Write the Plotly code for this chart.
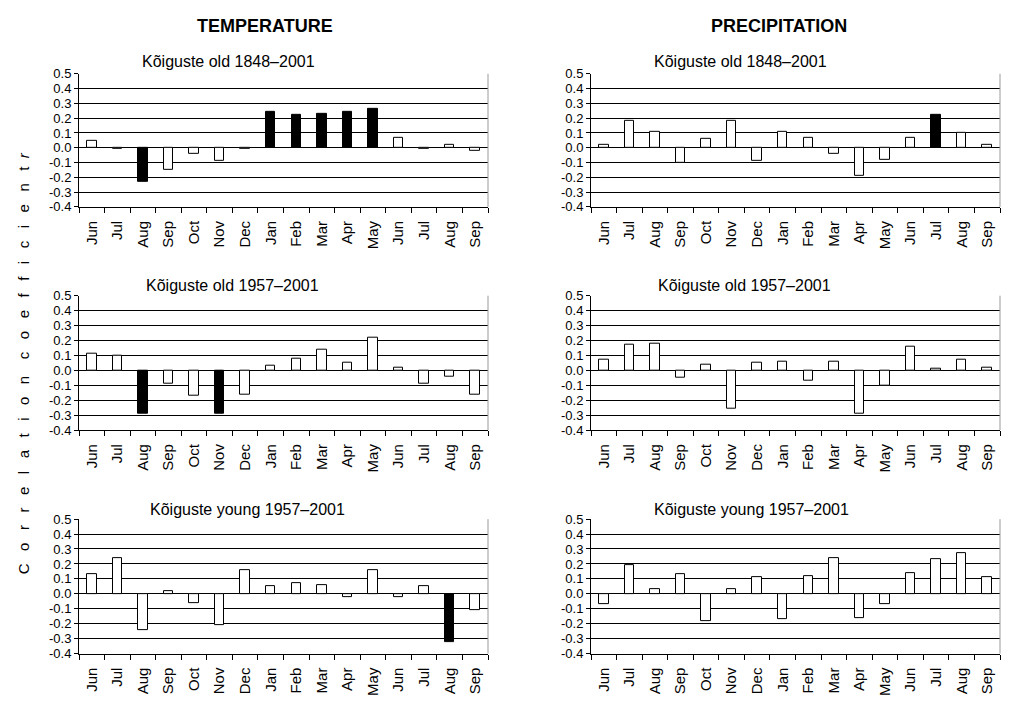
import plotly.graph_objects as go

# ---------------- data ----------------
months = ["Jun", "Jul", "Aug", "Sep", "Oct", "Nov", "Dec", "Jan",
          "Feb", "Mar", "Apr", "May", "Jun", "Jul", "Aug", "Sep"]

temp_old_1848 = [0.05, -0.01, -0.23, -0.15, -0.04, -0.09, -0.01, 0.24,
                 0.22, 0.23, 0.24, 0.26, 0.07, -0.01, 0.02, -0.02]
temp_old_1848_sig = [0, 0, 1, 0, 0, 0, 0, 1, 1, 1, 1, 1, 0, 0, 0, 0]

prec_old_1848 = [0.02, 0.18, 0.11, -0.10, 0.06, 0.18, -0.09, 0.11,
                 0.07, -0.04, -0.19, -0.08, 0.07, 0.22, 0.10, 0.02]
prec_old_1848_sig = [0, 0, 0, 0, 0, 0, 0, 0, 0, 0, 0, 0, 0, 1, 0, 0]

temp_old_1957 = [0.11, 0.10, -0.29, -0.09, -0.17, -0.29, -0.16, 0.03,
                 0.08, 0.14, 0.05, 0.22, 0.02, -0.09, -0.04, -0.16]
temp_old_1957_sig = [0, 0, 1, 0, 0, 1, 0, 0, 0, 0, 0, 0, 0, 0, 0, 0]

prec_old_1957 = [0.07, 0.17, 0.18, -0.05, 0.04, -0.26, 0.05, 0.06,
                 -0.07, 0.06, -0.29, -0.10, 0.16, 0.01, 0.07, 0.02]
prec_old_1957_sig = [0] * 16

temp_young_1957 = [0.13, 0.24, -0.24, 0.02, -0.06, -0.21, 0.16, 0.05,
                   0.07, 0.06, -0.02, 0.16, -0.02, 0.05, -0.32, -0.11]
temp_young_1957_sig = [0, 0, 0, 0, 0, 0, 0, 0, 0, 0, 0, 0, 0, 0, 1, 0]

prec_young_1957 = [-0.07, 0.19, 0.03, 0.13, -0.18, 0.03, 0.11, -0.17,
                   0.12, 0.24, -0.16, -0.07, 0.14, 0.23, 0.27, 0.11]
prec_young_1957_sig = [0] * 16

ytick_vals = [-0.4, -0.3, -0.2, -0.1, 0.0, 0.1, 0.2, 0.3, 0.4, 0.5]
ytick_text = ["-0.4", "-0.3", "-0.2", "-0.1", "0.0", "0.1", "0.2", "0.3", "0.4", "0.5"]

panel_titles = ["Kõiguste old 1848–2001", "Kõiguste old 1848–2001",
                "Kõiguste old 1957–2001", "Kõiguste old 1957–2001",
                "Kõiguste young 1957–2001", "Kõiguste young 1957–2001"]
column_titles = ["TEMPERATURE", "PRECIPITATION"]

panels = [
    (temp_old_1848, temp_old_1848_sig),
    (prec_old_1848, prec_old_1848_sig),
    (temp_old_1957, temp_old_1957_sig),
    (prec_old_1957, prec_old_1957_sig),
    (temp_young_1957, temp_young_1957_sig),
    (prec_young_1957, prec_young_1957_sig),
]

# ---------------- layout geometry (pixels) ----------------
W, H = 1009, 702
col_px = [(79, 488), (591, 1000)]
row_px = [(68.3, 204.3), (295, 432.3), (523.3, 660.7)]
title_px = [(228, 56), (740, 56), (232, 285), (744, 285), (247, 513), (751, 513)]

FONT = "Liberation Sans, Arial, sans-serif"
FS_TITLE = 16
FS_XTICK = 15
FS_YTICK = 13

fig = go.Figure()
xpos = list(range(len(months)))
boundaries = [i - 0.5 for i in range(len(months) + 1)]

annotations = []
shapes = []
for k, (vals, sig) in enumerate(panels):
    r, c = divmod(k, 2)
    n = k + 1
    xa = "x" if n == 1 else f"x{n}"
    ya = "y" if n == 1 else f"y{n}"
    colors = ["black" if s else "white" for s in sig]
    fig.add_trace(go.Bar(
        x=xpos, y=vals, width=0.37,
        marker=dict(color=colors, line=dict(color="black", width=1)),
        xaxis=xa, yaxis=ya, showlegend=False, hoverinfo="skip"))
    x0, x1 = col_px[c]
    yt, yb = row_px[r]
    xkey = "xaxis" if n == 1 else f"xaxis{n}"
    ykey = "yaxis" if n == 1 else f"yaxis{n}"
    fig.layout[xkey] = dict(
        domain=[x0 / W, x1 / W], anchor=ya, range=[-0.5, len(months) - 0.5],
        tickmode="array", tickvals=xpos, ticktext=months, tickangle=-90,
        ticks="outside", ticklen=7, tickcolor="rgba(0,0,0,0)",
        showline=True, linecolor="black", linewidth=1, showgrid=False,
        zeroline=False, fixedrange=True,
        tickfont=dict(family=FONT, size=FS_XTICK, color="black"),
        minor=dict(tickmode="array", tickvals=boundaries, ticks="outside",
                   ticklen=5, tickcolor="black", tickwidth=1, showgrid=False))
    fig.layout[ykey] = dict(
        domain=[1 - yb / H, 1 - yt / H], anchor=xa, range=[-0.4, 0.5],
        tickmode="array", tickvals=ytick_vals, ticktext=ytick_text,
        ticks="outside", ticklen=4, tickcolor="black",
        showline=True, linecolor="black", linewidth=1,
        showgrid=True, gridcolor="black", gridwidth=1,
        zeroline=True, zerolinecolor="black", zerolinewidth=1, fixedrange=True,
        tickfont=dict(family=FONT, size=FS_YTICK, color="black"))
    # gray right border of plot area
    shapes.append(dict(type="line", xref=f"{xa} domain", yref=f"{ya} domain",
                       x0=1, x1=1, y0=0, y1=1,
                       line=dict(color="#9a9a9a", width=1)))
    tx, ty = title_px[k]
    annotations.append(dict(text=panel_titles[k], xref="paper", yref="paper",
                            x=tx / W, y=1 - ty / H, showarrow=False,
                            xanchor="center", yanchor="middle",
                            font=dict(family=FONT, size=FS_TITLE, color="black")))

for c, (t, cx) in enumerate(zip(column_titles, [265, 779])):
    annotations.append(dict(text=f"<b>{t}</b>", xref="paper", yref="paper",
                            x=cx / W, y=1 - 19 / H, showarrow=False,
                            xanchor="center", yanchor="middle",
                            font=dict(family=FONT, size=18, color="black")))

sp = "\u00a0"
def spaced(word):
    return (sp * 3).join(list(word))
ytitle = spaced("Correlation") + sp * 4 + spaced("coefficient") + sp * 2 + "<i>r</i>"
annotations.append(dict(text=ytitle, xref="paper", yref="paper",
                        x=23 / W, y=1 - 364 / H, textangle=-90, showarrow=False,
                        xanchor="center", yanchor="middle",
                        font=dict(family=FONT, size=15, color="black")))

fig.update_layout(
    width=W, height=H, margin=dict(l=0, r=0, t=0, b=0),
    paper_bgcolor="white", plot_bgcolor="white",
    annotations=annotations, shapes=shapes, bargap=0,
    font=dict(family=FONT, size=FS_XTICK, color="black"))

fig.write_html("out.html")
* * *
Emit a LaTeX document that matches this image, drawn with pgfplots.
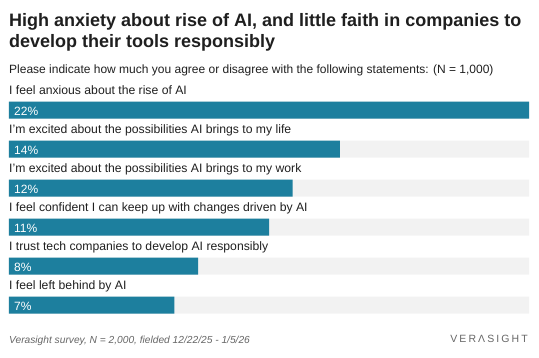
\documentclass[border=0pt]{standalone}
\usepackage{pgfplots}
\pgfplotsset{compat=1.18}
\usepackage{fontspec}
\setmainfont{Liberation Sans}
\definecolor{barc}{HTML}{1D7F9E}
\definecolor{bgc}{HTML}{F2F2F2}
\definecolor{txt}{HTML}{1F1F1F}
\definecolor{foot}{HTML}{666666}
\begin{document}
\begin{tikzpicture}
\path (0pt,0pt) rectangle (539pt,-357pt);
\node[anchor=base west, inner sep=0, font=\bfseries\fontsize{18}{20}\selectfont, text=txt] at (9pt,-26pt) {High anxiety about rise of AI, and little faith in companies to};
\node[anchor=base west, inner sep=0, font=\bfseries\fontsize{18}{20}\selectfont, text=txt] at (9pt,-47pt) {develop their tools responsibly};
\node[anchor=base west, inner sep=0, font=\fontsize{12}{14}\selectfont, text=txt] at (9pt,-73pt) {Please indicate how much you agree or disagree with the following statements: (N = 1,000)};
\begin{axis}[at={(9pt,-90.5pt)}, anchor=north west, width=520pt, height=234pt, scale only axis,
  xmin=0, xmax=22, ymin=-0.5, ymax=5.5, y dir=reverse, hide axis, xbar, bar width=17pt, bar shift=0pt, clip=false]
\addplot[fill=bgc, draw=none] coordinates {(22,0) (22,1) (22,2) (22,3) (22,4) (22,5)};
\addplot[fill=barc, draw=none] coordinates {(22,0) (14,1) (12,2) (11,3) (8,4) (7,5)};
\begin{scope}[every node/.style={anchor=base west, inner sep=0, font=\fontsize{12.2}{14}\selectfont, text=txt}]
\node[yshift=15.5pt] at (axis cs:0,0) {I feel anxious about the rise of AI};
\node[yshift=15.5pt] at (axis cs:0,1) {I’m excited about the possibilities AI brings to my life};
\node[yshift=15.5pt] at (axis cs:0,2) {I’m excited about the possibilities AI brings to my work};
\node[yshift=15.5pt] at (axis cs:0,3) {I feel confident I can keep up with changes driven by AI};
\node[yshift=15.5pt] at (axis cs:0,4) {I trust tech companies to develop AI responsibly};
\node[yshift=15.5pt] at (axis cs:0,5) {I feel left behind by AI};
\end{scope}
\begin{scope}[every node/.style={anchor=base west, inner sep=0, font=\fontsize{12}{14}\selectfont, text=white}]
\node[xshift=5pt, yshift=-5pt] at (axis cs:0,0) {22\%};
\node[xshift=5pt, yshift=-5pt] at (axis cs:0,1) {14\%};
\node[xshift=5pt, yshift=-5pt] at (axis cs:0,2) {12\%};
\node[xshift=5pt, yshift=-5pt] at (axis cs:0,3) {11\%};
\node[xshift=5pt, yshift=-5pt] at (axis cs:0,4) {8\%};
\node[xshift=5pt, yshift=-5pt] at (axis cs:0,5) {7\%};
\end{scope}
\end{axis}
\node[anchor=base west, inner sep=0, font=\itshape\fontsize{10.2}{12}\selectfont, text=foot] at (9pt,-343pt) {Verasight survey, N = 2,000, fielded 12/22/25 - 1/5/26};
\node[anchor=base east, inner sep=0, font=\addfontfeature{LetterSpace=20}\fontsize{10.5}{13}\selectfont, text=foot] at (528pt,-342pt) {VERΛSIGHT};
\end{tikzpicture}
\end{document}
--
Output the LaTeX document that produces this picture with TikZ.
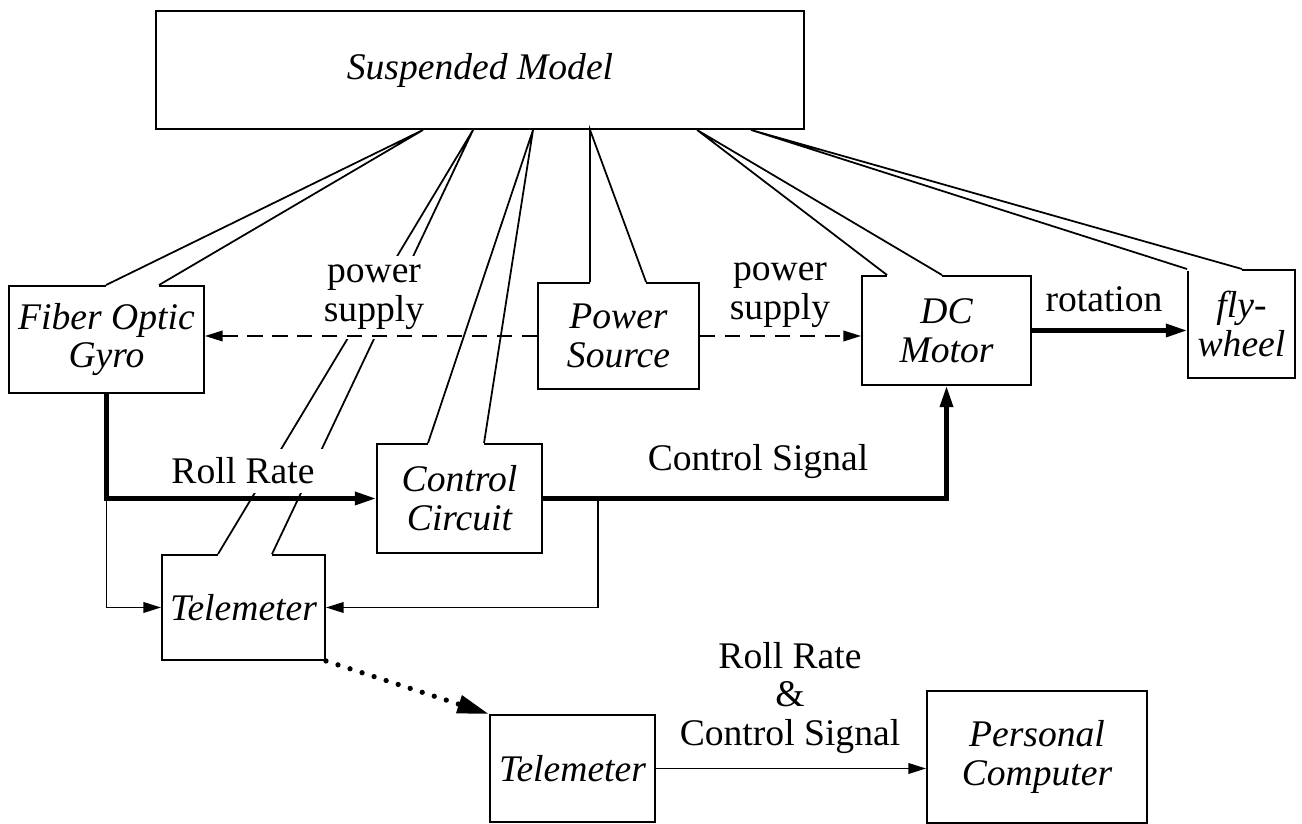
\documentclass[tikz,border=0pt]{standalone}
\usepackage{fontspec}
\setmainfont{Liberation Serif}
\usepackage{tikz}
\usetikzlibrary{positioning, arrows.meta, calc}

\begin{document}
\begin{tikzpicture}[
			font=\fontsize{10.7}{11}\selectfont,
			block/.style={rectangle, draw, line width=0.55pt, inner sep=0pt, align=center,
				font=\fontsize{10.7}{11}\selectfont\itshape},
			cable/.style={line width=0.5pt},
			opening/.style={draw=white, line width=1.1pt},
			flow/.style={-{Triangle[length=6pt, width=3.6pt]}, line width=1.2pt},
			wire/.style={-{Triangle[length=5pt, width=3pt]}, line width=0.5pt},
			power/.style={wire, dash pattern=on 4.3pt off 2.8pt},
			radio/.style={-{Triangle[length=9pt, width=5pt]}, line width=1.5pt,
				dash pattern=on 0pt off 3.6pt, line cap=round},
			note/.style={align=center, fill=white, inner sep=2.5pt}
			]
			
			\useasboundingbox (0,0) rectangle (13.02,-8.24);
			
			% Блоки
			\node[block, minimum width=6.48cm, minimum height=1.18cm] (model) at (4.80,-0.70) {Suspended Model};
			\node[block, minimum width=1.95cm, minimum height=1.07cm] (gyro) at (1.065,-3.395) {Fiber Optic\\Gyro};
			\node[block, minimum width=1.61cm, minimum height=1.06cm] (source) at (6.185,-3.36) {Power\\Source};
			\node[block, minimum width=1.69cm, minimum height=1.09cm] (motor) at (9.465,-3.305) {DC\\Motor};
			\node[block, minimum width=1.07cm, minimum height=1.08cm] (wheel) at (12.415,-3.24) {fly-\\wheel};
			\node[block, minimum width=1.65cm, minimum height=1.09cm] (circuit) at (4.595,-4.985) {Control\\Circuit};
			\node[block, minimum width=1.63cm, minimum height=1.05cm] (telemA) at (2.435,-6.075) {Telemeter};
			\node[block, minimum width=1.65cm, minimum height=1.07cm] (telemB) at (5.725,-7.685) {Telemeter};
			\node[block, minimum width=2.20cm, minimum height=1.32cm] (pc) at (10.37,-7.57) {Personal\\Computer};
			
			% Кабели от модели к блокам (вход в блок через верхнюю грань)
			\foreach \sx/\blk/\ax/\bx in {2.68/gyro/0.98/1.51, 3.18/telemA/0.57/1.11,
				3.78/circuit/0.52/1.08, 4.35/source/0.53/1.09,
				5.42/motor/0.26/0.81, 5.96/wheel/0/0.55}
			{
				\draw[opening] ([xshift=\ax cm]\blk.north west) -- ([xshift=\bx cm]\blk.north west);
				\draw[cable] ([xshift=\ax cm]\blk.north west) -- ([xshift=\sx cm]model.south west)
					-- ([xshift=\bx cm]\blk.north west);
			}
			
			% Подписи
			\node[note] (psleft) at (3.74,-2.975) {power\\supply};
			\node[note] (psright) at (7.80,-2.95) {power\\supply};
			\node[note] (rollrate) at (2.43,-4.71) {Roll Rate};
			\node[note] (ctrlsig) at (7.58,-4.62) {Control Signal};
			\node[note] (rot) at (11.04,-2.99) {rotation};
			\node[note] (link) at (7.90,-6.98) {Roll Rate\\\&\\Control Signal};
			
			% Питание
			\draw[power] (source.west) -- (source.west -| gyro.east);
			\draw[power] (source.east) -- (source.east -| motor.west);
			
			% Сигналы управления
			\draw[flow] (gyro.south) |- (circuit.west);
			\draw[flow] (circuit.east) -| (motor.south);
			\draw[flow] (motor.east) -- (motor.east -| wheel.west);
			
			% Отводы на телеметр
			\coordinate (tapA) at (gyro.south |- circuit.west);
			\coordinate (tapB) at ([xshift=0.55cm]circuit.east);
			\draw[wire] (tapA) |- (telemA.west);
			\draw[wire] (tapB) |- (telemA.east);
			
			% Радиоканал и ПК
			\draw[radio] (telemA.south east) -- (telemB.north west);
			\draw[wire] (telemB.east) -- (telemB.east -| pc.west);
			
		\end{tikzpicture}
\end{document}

## Problem
Set down the lines running from the one with "Write the Plotly code for this chart." through the one with "prec_young_1957_sig = [0] * 16", both ends kept, exactly and with no pictures.

## Correct response
Write the Plotly code for this chart.
import plotly.graph_objects as go

# ---------------- data ----------------
months = ["Jun", "Jul", "Aug", "Sep", "Oct", "Nov", "Dec", "Jan",
          "Feb", "Mar", "Apr", "May", "Jun", "Jul", "Aug", "Sep"]

temp_old_1848 = [0.05, -0.01, -0.23, -0.15, -0.04, -0.09, -0.01, 0.24,
                 0.22, 0.23, 0.24, 0.26, 0.07, -0.01, 0.02, -0.02]
temp_old_1848_sig = [0, 0, 1, 0, 0, 0, 0, 1, 1, 1, 1, 1, 0, 0, 0, 0]

prec_old_1848 = [0.02, 0.18, 0.11, -0.10, 0.06, 0.18, -0.09, 0.11,
                 0.07, -0.04, -0.19, -0.08, 0.07, 0.22, 0.10, 0.02]
prec_old_1848_sig = [0, 0, 0, 0, 0, 0, 0, 0, 0, 0, 0, 0, 0, 1, 0, 0]

temp_old_1957 = [0.11, 0.10, -0.29, -0.09, -0.17, -0.29, -0.16, 0.03,
                 0.08, 0.14, 0.05, 0.22, 0.02, -0.09, -0.04, -0.16]
temp_old_1957_sig = [0, 0, 1, 0, 0, 1, 0, 0, 0, 0, 0, 0, 0, 0, 0, 0]

prec_old_1957 = [0.07, 0.17, 0.18, -0.05, 0.04, -0.26, 0.05, 0.06,
                 -0.07, 0.06, -0.29, -0.10, 0.16, 0.01, 0.07, 0.02]
prec_old_1957_sig = [0] * 16

temp_young_1957 = [0.13, 0.24, -0.24, 0.02, -0.06, -0.21, 0.16, 0.05,
                   0.07, 0.06, -0.02, 0.16, -0.02, 0.05, -0.32, -0.11]
temp_young_1957_sig = [0, 0, 0, 0, 0, 0, 0, 0, 0, 0, 0, 0, 0, 0, 1, 0]

prec_young_1957 = [-0.07, 0.19, 0.03, 0.13, -0.18, 0.03, 0.11, -0.17,
                   0.12, 0.24, -0.16, -0.07, 0.14, 0.23, 0.27, 0.11]
prec_young_1957_sig = [0] * 16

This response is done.